== Problem to work on ==
Copy the first line of the material below and every later line through the line containing "118.0, 114.5, 82.9]", without any other output.

== Source excerpt ==
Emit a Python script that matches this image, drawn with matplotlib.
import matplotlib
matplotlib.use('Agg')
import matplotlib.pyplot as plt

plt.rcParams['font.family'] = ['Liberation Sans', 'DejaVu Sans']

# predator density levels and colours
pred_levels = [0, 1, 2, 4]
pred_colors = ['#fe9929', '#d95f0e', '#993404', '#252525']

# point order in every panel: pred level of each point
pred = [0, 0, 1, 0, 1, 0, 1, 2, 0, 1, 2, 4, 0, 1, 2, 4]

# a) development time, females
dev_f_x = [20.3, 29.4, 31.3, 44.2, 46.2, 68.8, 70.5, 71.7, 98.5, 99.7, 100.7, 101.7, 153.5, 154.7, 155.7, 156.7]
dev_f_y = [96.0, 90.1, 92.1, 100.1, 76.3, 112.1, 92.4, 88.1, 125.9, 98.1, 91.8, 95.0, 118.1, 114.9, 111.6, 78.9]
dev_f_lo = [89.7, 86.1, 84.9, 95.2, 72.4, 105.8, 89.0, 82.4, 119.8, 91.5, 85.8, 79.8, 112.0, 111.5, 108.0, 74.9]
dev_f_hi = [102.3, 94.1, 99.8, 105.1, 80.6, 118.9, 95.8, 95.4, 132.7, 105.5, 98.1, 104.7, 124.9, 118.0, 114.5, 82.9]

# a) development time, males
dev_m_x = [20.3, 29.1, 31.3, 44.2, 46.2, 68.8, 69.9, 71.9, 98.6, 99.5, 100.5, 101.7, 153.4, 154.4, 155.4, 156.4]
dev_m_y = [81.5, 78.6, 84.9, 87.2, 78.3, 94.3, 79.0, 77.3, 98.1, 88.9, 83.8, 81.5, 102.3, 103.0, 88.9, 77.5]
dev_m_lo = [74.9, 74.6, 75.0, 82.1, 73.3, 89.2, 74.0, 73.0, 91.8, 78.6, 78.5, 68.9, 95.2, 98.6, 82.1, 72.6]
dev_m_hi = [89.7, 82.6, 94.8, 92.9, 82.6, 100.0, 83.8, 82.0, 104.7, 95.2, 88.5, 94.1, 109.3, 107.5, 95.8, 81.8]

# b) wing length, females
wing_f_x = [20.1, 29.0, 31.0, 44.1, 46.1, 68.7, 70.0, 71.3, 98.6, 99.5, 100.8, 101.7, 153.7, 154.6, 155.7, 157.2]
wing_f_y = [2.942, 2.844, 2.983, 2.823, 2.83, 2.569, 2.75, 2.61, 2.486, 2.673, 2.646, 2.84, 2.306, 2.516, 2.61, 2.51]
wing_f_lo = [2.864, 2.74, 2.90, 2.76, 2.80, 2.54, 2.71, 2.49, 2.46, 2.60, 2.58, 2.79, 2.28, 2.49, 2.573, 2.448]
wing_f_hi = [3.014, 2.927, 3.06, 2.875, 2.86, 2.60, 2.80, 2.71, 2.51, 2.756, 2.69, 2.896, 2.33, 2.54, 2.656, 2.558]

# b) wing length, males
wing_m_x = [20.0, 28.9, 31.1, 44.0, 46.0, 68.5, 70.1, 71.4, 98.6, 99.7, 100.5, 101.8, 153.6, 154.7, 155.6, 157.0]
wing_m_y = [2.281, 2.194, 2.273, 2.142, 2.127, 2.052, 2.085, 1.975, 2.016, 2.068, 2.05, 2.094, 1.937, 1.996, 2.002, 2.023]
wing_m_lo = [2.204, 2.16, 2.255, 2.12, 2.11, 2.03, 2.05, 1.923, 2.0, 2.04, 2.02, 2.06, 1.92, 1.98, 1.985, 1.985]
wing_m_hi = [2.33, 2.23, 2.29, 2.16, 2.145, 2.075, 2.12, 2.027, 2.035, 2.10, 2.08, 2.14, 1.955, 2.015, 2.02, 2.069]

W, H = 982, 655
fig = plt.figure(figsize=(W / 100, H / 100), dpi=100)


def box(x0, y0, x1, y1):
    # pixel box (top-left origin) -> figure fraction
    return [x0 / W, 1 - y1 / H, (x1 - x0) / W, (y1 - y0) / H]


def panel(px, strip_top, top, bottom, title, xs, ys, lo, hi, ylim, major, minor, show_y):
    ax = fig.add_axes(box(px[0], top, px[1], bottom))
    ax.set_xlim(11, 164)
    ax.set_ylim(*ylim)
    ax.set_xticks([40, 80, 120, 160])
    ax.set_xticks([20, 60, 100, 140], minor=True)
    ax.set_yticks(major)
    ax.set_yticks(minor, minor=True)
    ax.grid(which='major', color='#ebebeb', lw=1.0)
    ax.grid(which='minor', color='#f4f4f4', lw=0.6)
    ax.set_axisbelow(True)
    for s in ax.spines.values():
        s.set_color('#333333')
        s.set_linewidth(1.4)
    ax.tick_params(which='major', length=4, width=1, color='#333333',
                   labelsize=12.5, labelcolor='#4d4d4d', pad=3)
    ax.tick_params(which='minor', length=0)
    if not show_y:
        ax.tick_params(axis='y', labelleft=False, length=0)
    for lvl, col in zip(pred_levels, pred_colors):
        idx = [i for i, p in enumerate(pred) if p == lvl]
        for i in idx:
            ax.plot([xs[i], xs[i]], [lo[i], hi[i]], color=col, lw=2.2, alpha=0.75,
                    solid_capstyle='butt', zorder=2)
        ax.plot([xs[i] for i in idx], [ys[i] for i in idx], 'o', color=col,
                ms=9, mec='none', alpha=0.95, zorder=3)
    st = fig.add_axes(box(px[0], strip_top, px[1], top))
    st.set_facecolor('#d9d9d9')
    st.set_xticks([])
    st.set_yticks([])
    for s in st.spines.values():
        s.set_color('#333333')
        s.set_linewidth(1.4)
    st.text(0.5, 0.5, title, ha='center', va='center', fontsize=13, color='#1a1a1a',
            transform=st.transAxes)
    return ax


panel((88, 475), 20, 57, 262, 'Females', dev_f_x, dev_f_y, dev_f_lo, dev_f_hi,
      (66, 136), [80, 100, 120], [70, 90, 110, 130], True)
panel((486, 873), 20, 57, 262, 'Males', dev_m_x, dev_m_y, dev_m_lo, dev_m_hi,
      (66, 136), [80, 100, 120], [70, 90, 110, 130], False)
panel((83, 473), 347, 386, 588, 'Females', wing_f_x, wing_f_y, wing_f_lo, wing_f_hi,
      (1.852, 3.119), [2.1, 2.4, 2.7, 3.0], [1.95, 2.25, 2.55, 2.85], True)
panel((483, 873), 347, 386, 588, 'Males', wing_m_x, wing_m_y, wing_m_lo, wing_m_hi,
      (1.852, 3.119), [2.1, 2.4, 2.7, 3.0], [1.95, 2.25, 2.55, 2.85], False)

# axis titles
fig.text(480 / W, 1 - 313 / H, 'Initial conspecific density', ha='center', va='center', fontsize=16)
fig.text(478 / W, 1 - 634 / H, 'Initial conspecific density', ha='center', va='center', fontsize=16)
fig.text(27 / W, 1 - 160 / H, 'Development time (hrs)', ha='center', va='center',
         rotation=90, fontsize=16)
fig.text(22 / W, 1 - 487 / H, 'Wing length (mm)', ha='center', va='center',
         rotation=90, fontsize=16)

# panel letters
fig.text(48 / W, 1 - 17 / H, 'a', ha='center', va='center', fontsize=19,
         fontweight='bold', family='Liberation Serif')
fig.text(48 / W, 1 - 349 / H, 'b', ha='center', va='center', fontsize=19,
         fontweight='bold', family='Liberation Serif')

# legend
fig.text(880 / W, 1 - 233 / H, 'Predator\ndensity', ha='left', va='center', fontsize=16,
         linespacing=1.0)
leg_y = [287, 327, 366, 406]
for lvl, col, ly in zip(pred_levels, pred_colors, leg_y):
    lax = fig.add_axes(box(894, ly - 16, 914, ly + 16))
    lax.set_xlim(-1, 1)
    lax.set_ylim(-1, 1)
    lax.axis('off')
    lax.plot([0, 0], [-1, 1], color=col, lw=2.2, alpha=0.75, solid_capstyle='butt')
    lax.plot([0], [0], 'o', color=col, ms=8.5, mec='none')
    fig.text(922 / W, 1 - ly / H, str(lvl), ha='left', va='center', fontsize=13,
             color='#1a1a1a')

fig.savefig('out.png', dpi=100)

== Output for this task ==
Emit a Python script that matches this image, drawn with matplotlib.
import matplotlib
matplotlib.use('Agg')
import matplotlib.pyplot as plt

plt.rcParams['font.family'] = ['Liberation Sans', 'DejaVu Sans']

# predator density levels and colours
pred_levels = [0, 1, 2, 4]
pred_colors = ['#fe9929', '#d95f0e', '#993404', '#252525']

# point order in every panel: pred level of each point
pred = [0, 0, 1, 0, 1, 0, 1, 2, 0, 1, 2, 4, 0, 1, 2, 4]

# a) development time, females
dev_f_x = [20.3, 29.4, 31.3, 44.2, 46.2, 68.8, 70.5, 71.7, 98.5, 99.7, 100.7, 101.7, 153.5, 154.7, 155.7, 156.7]
dev_f_y = [96.0, 90.1, 92.1, 100.1, 76.3, 112.1, 92.4, 88.1, 125.9, 98.1, 91.8, 95.0, 118.1, 114.9, 111.6, 78.9]
dev_f_lo = [89.7, 86.1, 84.9, 95.2, 72.4, 105.8, 89.0, 82.4, 119.8, 91.5, 85.8, 79.8, 112.0, 111.5, 108.0, 74.9]
dev_f_hi = [102.3, 94.1, 99.8, 105.1, 80.6, 118.9, 95.8, 95.4, 132.7, 105.5, 98.1, 104.7, 124.9, 118.0, 114.5, 82.9]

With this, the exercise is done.